EXERCISE DIRECTIONS
Everything from the first line of the data below through the line that contains "const FLUX_MIN = 0.6, FLUX_MAX = 2.0;" should be written out exactly, please, and nothing more; the pictures stay out.

· · ·

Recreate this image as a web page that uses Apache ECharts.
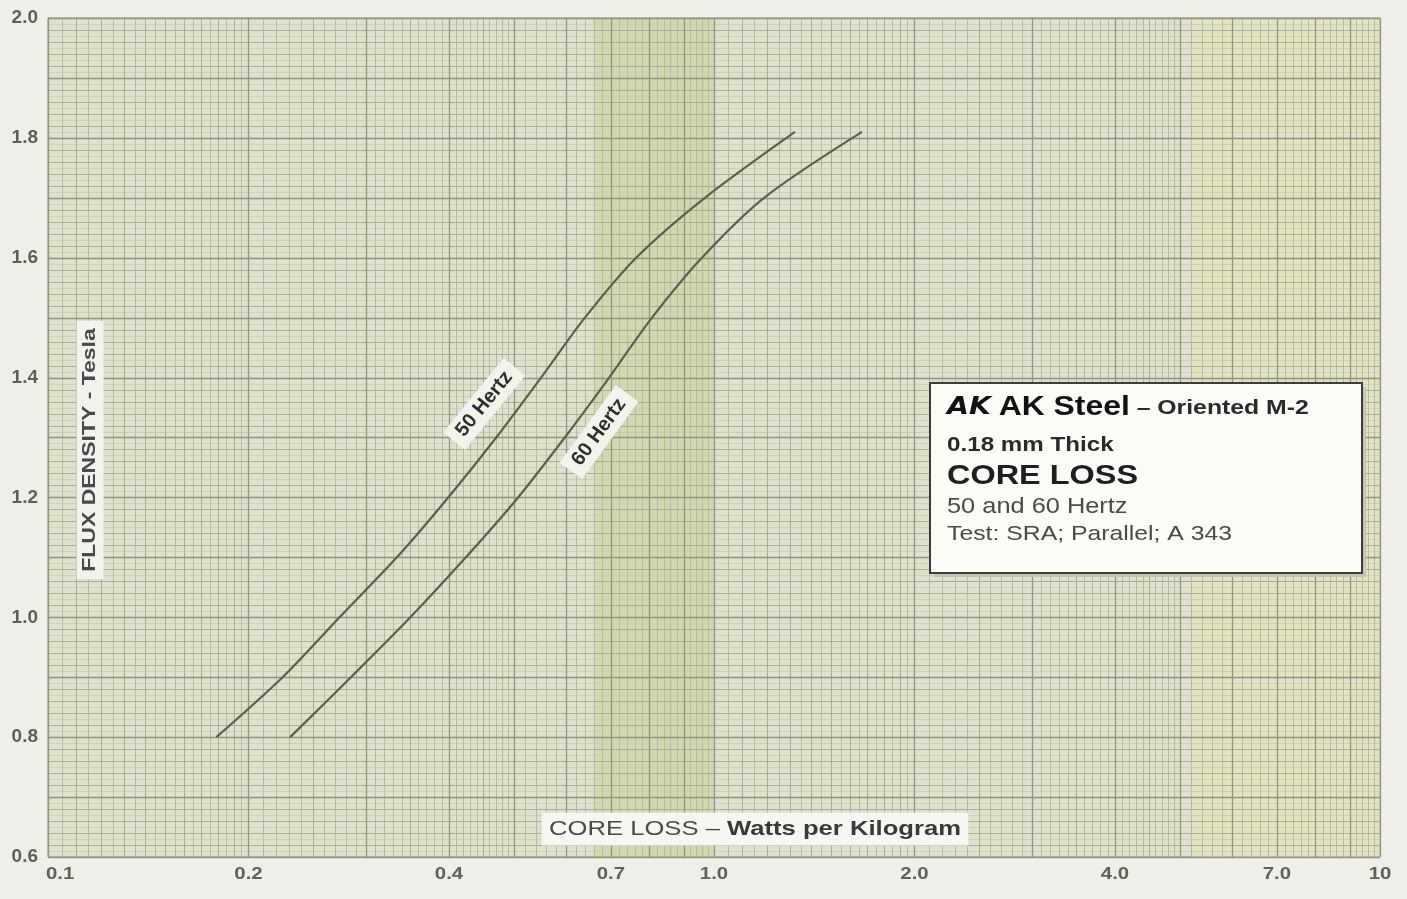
<!DOCTYPE html>
<html>
<head>
<meta charset="utf-8">
<script src="https://cdn.jsdelivr.net/npm/echarts@6/dist/echarts.min.js"></script>
<style>
  html, body { margin: 0; padding: 0; background: #efefea; }
  #chart { width: 1407px; height: 899px; }
</style>
</head>
<body>
<div id="chart"></div>
<script>
// Core loss (W/kg) against peak flux density (T), AK Steel Oriented M-2, 0.18 mm
const xTickValues = [0.1, 0.2, 0.4, 0.7, 1.0, 2.0, 4.0, 7.0, 10];
const xTickLabels = ['0.1', '0.2', '0.4', '0.7', '1.0', '2.0', '4.0', '7.0', '10'];

const hz50Loss = [0.179, 0.225, 0.274, 0.334, 0.399, 0.471, 0.550, 0.640, 0.764, 0.969, 1.323];
const hz50Flux = [0.80, 0.90, 1.00, 1.10, 1.20, 1.30, 1.40, 1.50, 1.60, 1.70, 1.81];

const hz60Loss = [0.231, 0.285, 0.350, 0.424, 0.508, 0.597, 0.696, 0.807, 0.959, 1.189, 1.668];
const hz60Flux = [0.80, 0.90, 1.00, 1.10, 1.20, 1.30, 1.40, 1.50, 1.60, 1.70, 1.81];

const LOSS_MIN = 0.1, LOSS_MAX = 10;
const FLUX_MIN = 0.6, FLUX_MAX = 2.0;

// Semi-log graph paper rulings: [value, weight level]
function isWhole(v) { return Math.abs(v - Math.round(v)) < 1e-6; }
function verticalRulings() {
  const out = [];
  [0.1, 1].forEach(function (d) {
    for (let m = 1; m < 2 - 1e-9; m += 0.05) out.push([d * m, isWhole(m) ? 0 : (isWhole(m * 10) ? 1 : 2)]);
    for (let m = 2; m < 5 - 1e-9; m += 0.1) out.push([d * m, isWhole(m) ? 0 : (isWhole(m * 2) ? 1 : 2)]);
    for (let m = 5; m < 10 - 1e-9; m += 0.2) out.push([d * m, isWhole(m) ? 0 : 2]);
  });
  out.push([LOSS_MAX, 0]);
  return out;
}
function horizontalRulings() {
  const out = [];
  for (let i = 0; i <= 140; i++) {
    out.push([FLUX_MIN + i * 0.01, i % 10 === 0 ? 0 : (i % 2 === 0 ? 1 : 3)]);
  }
  return out;
}
const V_RULES = verticalRulings();
const H_RULES = horizontalRulings();
const RULE_STYLE = [
  { c: '#929581', w: 1.3 },
  { c: '#a9ac96', w: 1 },
  { c: '#b7baa4', w: 1 },
  { c: '#cdd0bb', w: 1 }
];
// tinted strips of the printed sheet: [from, to, colour]
const PAPER_TINTS = [
  [0.66, 1.0, 'rgba(196, 208, 130, 0.42)'],
  [5.2, 10, 'rgba(232, 230, 176, 0.40)']
];

function renderPaper(params, api) {
  const children = [];
  const p0 = api.coord([LOSS_MIN, FLUX_MIN]);
  const p1 = api.coord([LOSS_MAX, FLUX_MAX]);
  PAPER_TINTS.forEach(function (t) {
    const a = api.coord([t[0], FLUX_MIN])[0];
    const b = api.coord([t[1], FLUX_MIN])[0];
    children.push({ type: 'rect', shape: { x: a, y: p1[1], width: b - a, height: p0[1] - p1[1] }, style: { fill: t[2] } });
  });
  [3, 2, 1, 0].forEach(function (lvl) {
    V_RULES.forEach(function (r) {
      if (r[1] !== lvl) return;
      const x = Math.round(api.coord([r[0], FLUX_MIN])[0]) + 0.5;
      children.push({ type: 'line', shape: { x1: x, y1: p1[1], x2: x, y2: p0[1] }, style: { stroke: RULE_STYLE[lvl].c, lineWidth: RULE_STYLE[lvl].w } });
    });
    H_RULES.forEach(function (r) {
      if (r[1] !== lvl) return;
      const y = Math.round(api.coord([LOSS_MIN, r[0]])[1]) + 0.5;
      children.push({ type: 'line', shape: { x1: p0[0], y1: y, x2: p1[0], y2: y }, style: { stroke: RULE_STYLE[lvl].c, lineWidth: RULE_STYLE[lvl].w } });
    });
  });
  return { type: 'group', children: children, silent: true };
}

function renderXTick(params, api) {
  const i = api.value(2);
  const p = api.coord([api.value(0), FLUX_MIN]);
  const first = i === 0;
  return {
    type: 'text',
    x: first ? p[0] - 2 : p[0], y: p[1] + 17,
    scaleX: 1.2,
    style: {
      text: xTickLabels[i],
      fill: '#606060',
      font: 'bold 17px "Liberation Sans", Arial, sans-serif',
      align: first ? 'left' : 'center', verticalAlign: 'middle'
    }
  };
}

const curveLabel = function (text, rot) {
  return {
    show: true,
    position: 'inside',
    formatter: text,
    rotate: rot,
    color: '#2e2e2e',
    fontFamily: '"Liberation Sans", Arial, sans-serif',
    fontWeight: 'bold',
    fontSize: 20,
    backgroundColor: '#f3f3ee',
    padding: [4, 9]
  };
};

const chart = echarts.init(document.getElementById('chart'), null, { renderer: 'canvas' });

chart.setOption({
  backgroundColor: '#efefea',
  animation: false,
  grid: {
    left: 48, right: 27, top: 18, bottom: 42,
    show: true,
    backgroundColor: '#dee1ce',
    borderColor: '#929581',
    borderWidth: 1
  },
  xAxis: {
    type: 'log',
    logBase: 10,
    min: LOSS_MIN,
    max: LOSS_MAX,
    axisLine: { show: false },
    axisTick: { show: false },
    axisLabel: { show: false },
    splitLine: { show: false }
  },
  yAxis: {
    type: 'value',
    min: FLUX_MIN,
    max: FLUX_MAX,
    interval: 0.2,
    axisLine: { show: false },
    axisTick: { show: false },
    splitLine: { show: false },
    axisLabel: {
      margin: 10,
      color: '#5e5e5e',
      fontSize: 19,
      fontWeight: 'bold',
      fontFamily: '"Liberation Sans", Arial, sans-serif',
      formatter: function (v) { return v.toFixed(1); }
    }
  },
  series: [
    {
      type: 'custom',
      name: 'paper',
      silent: true,
      z: 0,
      data: [[1, 1]],
      encode: { x: 0, y: 1 },
      renderItem: renderPaper
    },
    {
      type: 'custom',
      name: 'xTicks',
      silent: true,
      z: 3,
      data: xTickValues.map(function (v, i) { return [v, FLUX_MIN, i]; }),
      encode: { x: 0, y: 1 },
      renderItem: renderXTick
    },
    {
      type: 'line',
      name: '50 Hertz',
      z: 5,
      smooth: 0.3,
      showSymbol: false,
      lineStyle: { color: '#5a614d', width: 2.2 },
      data: hz50Loss.map(function (x, i) { return [x, hz50Flux[i]]; }),
      markPoint: {
        symbol: 'rect', symbolSize: 1,
        itemStyle: { color: 'rgba(0,0,0,0)' },
        label: curveLabel('50 Hertz', 51),
        data: [{ coord: [0.452, 1.356] }]
      }
    },
    {
      type: 'line',
      name: '60 Hertz',
      z: 5,
      smooth: 0.3,
      showSymbol: false,
      lineStyle: { color: '#5a614d', width: 2.2 },
      data: hz60Loss.map(function (x, i) { return [x, hz60Flux[i]]; }),
      markPoint: {
        symbol: 'rect', symbolSize: 1,
        itemStyle: { color: 'rgba(0,0,0,0)' },
        label: curveLabel('60 Hertz', 54),
        data: [{ coord: [0.672, 1.309] }]
      }
    }
  ],
  graphic: [
    // y-axis title
    {
      type: 'text',
      x: 90, y: 450,
      rotation: Math.PI / 2,
      scaleX: 1.21,
      z: 20,
      style: {
        text: 'FLUX DENSITY - Tesla',
        fill: '#4a4a4a',
        font: 'bold 19px "Liberation Sans", Arial, sans-serif',
        align: 'center', verticalAlign: 'middle',
        backgroundColor: '#f2f2ee',
        padding: [4, 6]
      }
    },
    // x-axis title
    {
      type: 'text',
      x: 755, y: 829,
      scaleX: 1.22,
      z: 20,
      style: {
        text: '{n|CORE LOSS – }{b|Watts per Kilogram}',
        align: 'center', verticalAlign: 'middle',
        backgroundColor: '#f6f6f2',
        padding: [6, 6],
        rich: {
          n: { fill: '#4a4a4a', font: '21px "Liberation Sans", Arial, sans-serif' },
          b: { fill: '#3a3a3a', font: 'bold 21px "Liberation Sans", Arial, sans-serif' }
        }
      }
    },
    // title panel
    {
      type: 'rect', z: 20,
      shape: { x: 934, y: 387, width: 432, height: 190 },
      style: { fill: '#c2c4b6' }
    },
    {
      type: 'rect', z: 21,
      shape: { x: 930, y: 383, width: 432, height: 190 },
      style: { fill: '#fbfbf8', stroke: '#3c3c3c', lineWidth: 2 }
    },
    {
      type: 'group', z: 22,
      x: 947, y: 0,
      scaleX: 1.18,
      children: [
        {
          type: 'text', x: 0, y: 408, z: 22,
          style: {
            text: '{logo|AK}  {ak|AK Steel}{or| – Oriented M-2}',
            verticalAlign: 'middle',
            rich: {
              logo: { fill: '#111', font: 'italic 900 24px "DejaVu Sans", sans-serif' },
              ak: { fill: '#111', font: 'bold 27px "Liberation Sans", Arial, sans-serif' },
              or: { fill: '#2a2a2a', font: 'bold 21px "Liberation Sans", Arial, sans-serif' }
            }
          }
        },
        {
          type: 'text', x: 0, y: 445, z: 22,
          style: { text: '0.18 mm Thick', fill: '#2a2a2a', font: 'bold 20.5px "Liberation Sans", Arial, sans-serif', verticalAlign: 'middle' }
        },
        {
          type: 'text', x: 0, y: 476, z: 22,
          style: { text: 'CORE LOSS', fill: '#1e1e1e', font: 'bold 27.5px "Liberation Sans", Arial, sans-serif', verticalAlign: 'middle' }
        },
        {
          type: 'text', x: 0, y: 507, z: 22,
          style: { text: '50 and 60 Hertz', fill: '#4a4a4a', font: '21.5px "Liberation Sans", Arial, sans-serif', verticalAlign: 'middle' }
        },
        {
          type: 'text', x: 0, y: 534, z: 22,
          style: { text: 'Test: SRA; Parallel; A 343', fill: '#4a4a4a', font: '21px "Liberation Sans", Arial, sans-serif', verticalAlign: 'middle' }
        }
      ]
    }
  ]
});
</script>
</body>
</html>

· · ·

REPLY
Recreate this image as a web page that uses Apache ECharts.
<!DOCTYPE html>
<html>
<head>
<meta charset="utf-8">
<script src="https://cdn.jsdelivr.net/npm/echarts@6/dist/echarts.min.js"></script>
<style>
  html, body { margin: 0; padding: 0; background: #efefea; }
  #chart { width: 1407px; height: 899px; }
</style>
</head>
<body>
<div id="chart"></div>
<script>
// Core loss (W/kg) against peak flux density (T), AK Steel Oriented M-2, 0.18 mm
const xTickValues = [0.1, 0.2, 0.4, 0.7, 1.0, 2.0, 4.0, 7.0, 10];
const xTickLabels = ['0.1', '0.2', '0.4', '0.7', '1.0', '2.0', '4.0', '7.0', '10'];

const hz50Loss = [0.179, 0.225, 0.274, 0.334, 0.399, 0.471, 0.550, 0.640, 0.764, 0.969, 1.323];
const hz50Flux = [0.80, 0.90, 1.00, 1.10, 1.20, 1.30, 1.40, 1.50, 1.60, 1.70, 1.81];

const hz60Loss = [0.231, 0.285, 0.350, 0.424, 0.508, 0.597, 0.696, 0.807, 0.959, 1.189, 1.668];
const hz60Flux = [0.80, 0.90, 1.00, 1.10, 1.20, 1.30, 1.40, 1.50, 1.60, 1.70, 1.81];

const LOSS_MIN = 0.1, LOSS_MAX = 10;
const FLUX_MIN = 0.6, FLUX_MAX = 2.0;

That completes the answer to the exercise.